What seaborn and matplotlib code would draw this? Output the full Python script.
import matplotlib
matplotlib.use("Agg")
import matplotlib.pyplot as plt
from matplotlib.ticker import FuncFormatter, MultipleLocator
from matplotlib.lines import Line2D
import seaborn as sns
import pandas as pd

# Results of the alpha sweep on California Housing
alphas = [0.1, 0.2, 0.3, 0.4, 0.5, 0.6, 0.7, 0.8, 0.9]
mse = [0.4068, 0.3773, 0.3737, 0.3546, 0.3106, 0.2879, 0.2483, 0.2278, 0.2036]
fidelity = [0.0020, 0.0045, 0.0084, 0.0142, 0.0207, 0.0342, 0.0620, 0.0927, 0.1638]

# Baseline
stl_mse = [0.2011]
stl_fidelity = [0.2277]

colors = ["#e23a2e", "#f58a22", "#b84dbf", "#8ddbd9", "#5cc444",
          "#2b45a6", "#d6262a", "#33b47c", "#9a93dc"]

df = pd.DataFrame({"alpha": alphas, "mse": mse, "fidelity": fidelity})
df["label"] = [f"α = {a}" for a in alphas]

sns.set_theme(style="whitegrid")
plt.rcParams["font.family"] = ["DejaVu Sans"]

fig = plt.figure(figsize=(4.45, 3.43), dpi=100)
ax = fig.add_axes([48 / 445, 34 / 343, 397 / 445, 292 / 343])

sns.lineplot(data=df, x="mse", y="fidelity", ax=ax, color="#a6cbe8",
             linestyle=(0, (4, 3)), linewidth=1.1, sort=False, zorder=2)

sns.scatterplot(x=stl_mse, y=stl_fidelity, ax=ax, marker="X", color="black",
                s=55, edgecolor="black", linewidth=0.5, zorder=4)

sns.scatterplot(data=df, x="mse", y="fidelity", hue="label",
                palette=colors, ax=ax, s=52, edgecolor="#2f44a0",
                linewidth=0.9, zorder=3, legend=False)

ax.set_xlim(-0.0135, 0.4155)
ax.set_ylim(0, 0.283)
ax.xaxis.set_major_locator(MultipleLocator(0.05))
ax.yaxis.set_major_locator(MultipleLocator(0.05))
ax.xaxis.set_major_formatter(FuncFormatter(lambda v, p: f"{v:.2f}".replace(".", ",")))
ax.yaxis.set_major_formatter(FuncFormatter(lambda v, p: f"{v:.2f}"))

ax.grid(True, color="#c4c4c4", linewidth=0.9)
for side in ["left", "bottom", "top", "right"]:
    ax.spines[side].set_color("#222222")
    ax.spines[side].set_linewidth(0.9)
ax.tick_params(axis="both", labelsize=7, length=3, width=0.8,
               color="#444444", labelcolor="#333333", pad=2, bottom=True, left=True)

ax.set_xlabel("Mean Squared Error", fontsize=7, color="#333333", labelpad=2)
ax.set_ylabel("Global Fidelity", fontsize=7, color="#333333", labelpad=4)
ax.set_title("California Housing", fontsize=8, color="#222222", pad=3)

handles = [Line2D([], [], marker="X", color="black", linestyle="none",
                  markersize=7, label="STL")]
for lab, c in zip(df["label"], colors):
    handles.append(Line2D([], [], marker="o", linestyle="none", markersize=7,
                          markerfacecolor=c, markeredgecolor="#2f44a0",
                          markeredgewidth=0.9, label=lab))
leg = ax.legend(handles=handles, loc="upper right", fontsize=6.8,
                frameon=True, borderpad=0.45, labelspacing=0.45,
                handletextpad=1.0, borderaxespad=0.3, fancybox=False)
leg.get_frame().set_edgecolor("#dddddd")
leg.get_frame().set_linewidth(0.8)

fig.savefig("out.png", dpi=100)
------------------------------------
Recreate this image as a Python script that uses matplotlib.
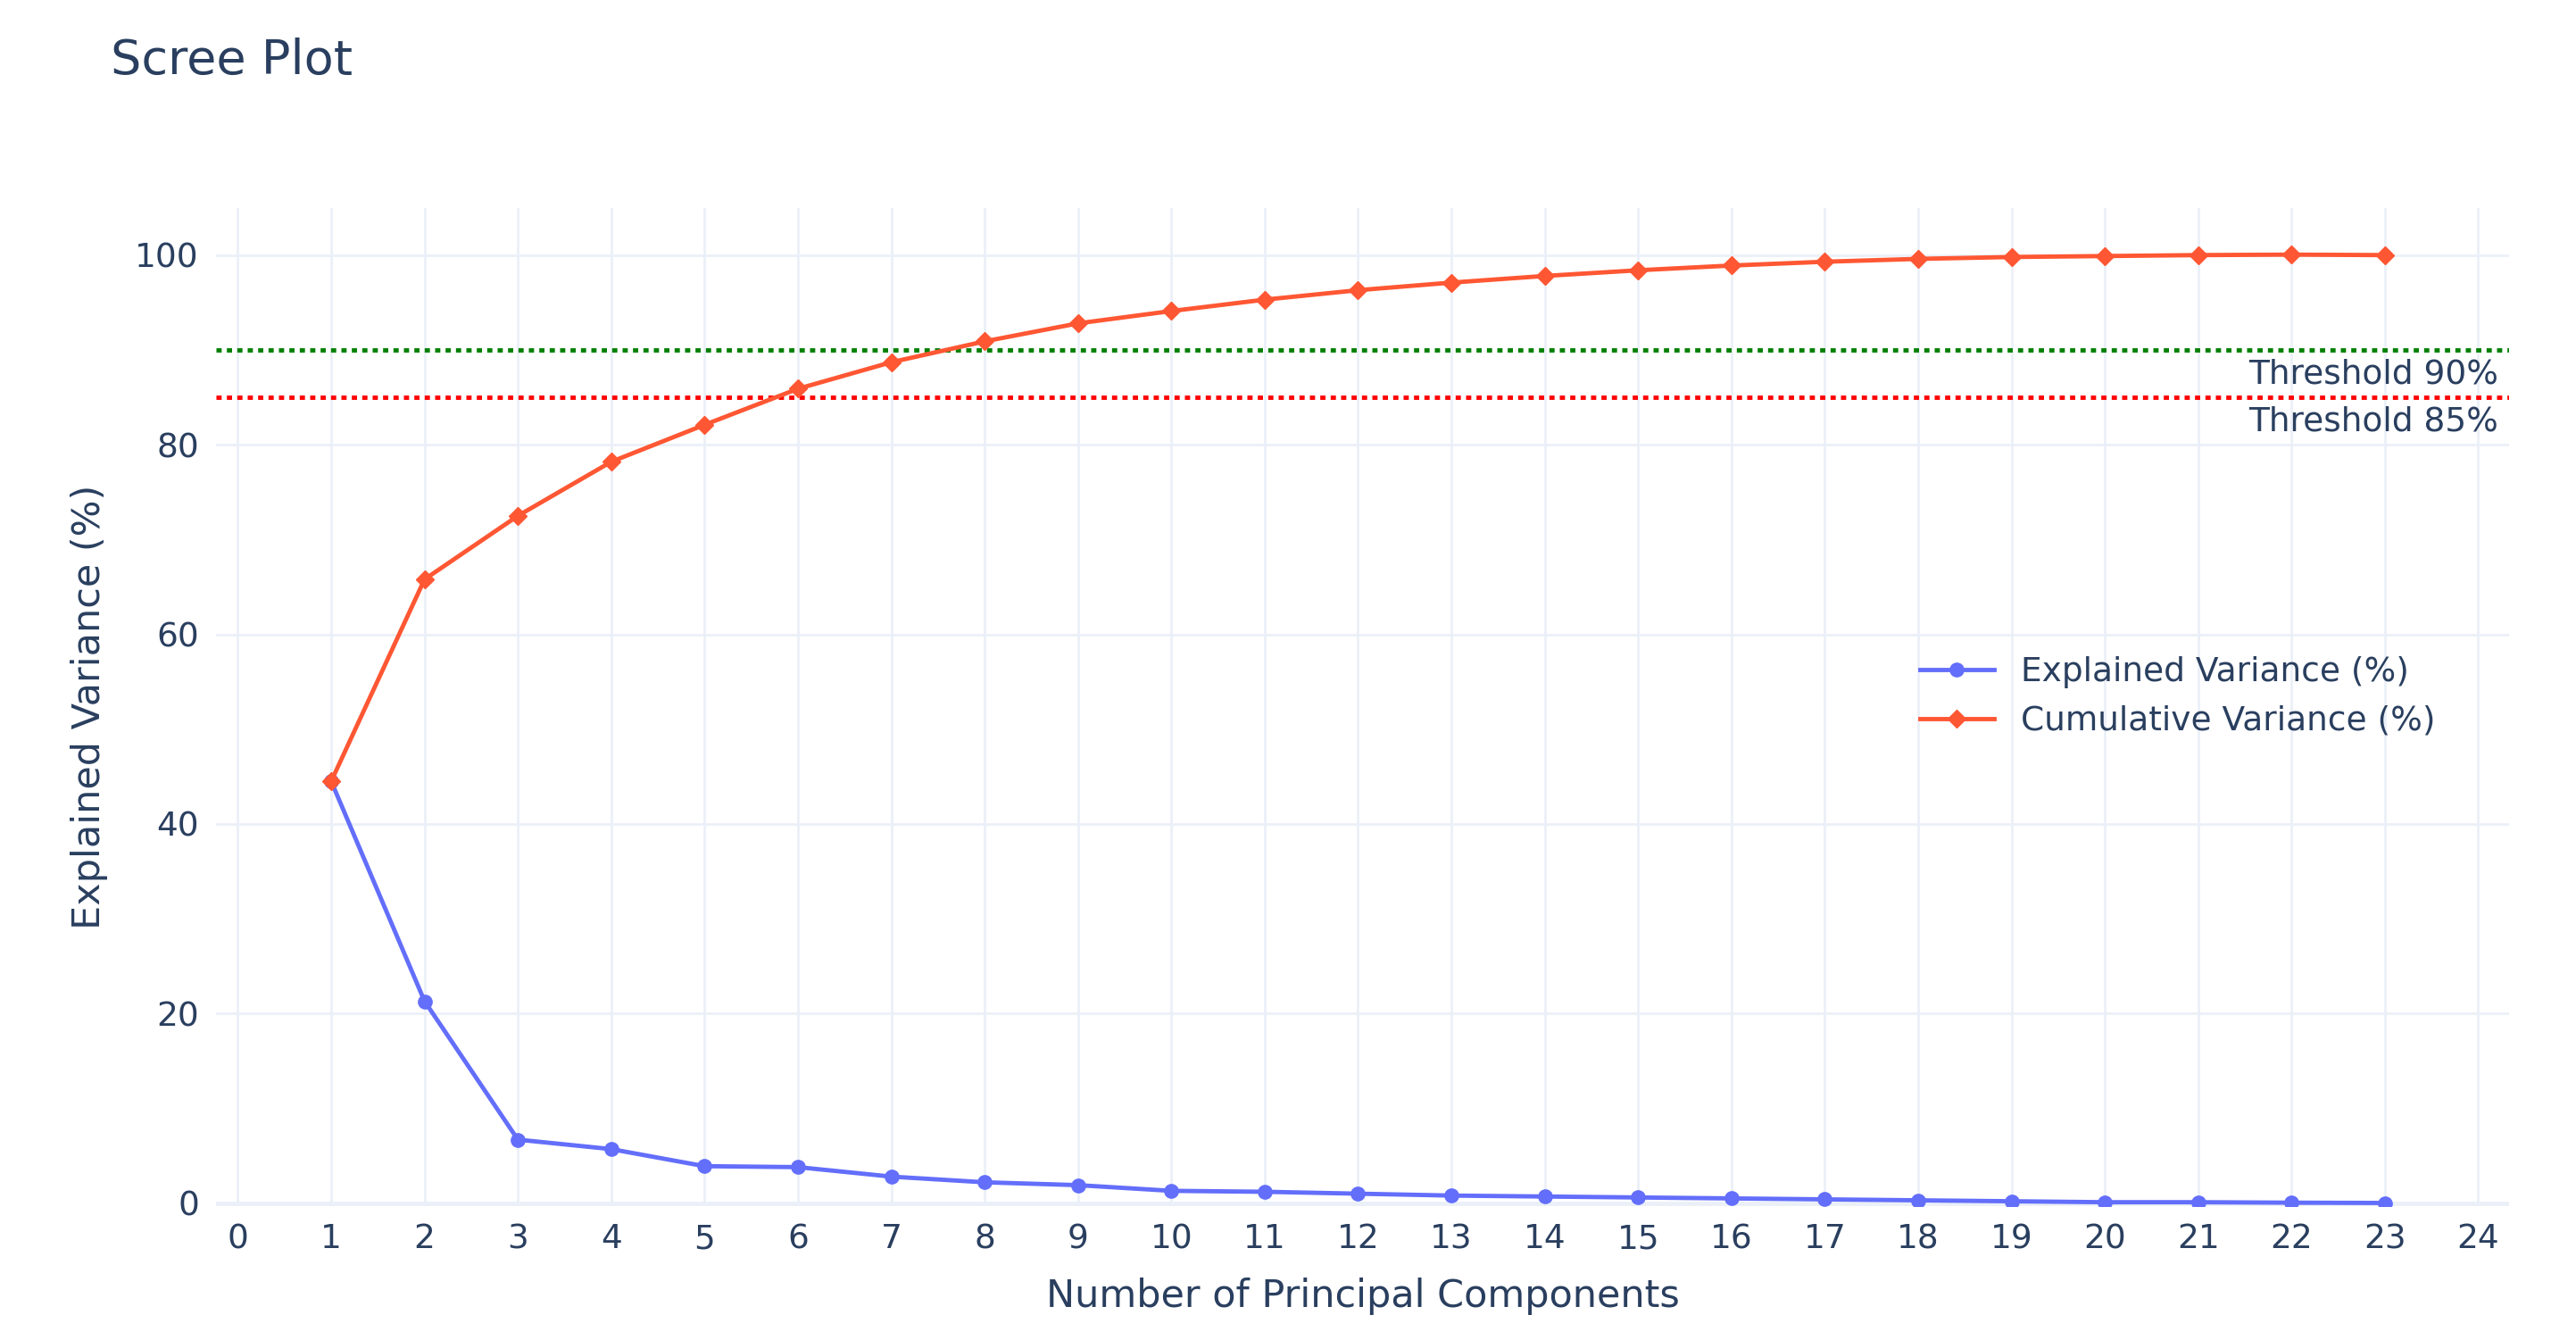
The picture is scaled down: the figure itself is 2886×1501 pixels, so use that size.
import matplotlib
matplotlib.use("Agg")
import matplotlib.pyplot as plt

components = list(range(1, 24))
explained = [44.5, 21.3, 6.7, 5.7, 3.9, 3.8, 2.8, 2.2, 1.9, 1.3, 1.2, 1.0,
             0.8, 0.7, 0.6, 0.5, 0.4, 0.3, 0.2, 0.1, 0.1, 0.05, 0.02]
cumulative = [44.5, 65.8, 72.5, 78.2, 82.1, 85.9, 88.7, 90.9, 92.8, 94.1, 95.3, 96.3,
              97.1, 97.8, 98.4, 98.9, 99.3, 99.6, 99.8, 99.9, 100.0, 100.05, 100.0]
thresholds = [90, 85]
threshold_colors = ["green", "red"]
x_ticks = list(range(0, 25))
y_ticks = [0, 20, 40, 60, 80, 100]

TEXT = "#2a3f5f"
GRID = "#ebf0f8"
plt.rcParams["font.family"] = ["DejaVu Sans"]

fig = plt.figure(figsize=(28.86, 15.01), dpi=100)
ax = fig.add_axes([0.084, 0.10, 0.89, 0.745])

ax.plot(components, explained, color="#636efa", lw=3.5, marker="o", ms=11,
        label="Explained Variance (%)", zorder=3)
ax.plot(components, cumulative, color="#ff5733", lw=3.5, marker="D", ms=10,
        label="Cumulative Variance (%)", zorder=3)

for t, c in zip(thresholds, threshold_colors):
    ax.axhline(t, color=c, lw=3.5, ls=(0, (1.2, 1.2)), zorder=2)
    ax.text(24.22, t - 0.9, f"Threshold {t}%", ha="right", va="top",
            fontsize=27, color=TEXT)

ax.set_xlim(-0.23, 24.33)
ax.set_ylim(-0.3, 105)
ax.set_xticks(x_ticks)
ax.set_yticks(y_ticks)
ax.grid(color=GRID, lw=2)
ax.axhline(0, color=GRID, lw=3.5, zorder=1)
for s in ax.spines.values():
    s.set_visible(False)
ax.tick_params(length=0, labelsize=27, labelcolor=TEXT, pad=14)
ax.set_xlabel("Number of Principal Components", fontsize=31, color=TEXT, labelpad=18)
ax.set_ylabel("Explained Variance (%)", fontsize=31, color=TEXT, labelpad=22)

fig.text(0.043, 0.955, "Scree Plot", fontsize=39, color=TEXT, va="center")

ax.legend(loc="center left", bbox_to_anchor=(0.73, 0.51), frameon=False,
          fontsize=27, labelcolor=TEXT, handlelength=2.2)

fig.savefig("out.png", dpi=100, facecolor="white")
------------------------------------
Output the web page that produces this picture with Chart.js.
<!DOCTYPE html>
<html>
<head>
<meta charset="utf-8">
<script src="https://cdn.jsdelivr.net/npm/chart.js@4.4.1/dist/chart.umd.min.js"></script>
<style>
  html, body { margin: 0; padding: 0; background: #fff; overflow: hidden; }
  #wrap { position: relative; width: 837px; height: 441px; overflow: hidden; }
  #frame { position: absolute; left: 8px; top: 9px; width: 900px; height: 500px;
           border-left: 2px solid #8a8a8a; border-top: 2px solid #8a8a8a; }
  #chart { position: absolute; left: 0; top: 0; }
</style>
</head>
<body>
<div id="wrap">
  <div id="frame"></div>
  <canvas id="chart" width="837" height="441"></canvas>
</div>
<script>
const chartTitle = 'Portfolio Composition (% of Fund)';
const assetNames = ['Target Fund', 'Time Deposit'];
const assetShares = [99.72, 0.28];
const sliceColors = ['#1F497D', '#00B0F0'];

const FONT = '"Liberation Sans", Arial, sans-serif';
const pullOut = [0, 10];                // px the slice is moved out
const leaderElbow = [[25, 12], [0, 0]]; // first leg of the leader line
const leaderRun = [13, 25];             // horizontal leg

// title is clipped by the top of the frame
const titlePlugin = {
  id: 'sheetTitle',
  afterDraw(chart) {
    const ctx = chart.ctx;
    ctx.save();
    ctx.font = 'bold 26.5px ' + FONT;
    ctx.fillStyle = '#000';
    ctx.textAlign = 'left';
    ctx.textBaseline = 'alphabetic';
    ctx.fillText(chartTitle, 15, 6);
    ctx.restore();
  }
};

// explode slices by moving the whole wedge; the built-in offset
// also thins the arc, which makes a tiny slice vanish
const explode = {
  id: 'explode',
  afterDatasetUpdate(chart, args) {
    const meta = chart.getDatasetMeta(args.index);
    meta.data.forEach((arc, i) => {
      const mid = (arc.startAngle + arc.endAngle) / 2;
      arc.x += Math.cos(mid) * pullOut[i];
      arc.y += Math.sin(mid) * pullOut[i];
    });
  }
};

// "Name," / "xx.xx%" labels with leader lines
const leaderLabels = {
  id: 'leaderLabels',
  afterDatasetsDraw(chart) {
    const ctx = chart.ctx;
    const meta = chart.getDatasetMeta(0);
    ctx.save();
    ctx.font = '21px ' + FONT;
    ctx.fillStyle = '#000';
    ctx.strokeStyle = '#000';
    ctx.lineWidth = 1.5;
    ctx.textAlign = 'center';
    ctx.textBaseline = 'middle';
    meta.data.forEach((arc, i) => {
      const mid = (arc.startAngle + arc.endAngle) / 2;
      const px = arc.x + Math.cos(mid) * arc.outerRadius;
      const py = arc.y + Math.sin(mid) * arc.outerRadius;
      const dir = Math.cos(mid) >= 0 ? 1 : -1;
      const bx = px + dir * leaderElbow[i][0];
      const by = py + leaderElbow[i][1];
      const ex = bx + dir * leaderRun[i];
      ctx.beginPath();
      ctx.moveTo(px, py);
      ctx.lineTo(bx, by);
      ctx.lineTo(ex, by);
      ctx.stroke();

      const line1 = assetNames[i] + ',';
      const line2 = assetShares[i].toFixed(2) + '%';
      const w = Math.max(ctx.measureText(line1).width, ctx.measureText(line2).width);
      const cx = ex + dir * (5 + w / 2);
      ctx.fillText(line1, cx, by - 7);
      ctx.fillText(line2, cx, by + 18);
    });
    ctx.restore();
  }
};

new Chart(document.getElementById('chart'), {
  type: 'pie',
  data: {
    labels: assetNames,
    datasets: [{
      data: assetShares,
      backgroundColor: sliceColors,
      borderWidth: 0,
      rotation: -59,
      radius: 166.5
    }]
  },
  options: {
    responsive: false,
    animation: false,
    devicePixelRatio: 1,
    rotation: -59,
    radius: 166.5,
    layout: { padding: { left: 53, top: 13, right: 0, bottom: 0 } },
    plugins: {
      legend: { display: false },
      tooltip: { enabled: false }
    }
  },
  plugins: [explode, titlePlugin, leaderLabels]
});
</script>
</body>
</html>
------------------------------------
● WRITTEN PROBLEM:
Set down, exactly and alone, the run of lines from the line that has "The picture is" to the line that has "y_ticks = [0, 20, 40, 60, 80, 100]".

● COMPLETE RESPONSE:
The picture is scaled down: the figure itself is 2886×1501 pixels, so use that size.
import matplotlib
matplotlib.use("Agg")
import matplotlib.pyplot as plt

components = list(range(1, 24))
explained = [44.5, 21.3, 6.7, 5.7, 3.9, 3.8, 2.8, 2.2, 1.9, 1.3, 1.2, 1.0,
             0.8, 0.7, 0.6, 0.5, 0.4, 0.3, 0.2, 0.1, 0.1, 0.05, 0.02]
cumulative = [44.5, 65.8, 72.5, 78.2, 82.1, 85.9, 88.7, 90.9, 92.8, 94.1, 95.3, 96.3,
              97.1, 97.8, 98.4, 98.9, 99.3, 99.6, 99.8, 99.9, 100.0, 100.05, 100.0]
thresholds = [90, 85]
threshold_colors = ["green", "red"]
x_ticks = list(range(0, 25))
y_ticks = [0, 20, 40, 60, 80, 100]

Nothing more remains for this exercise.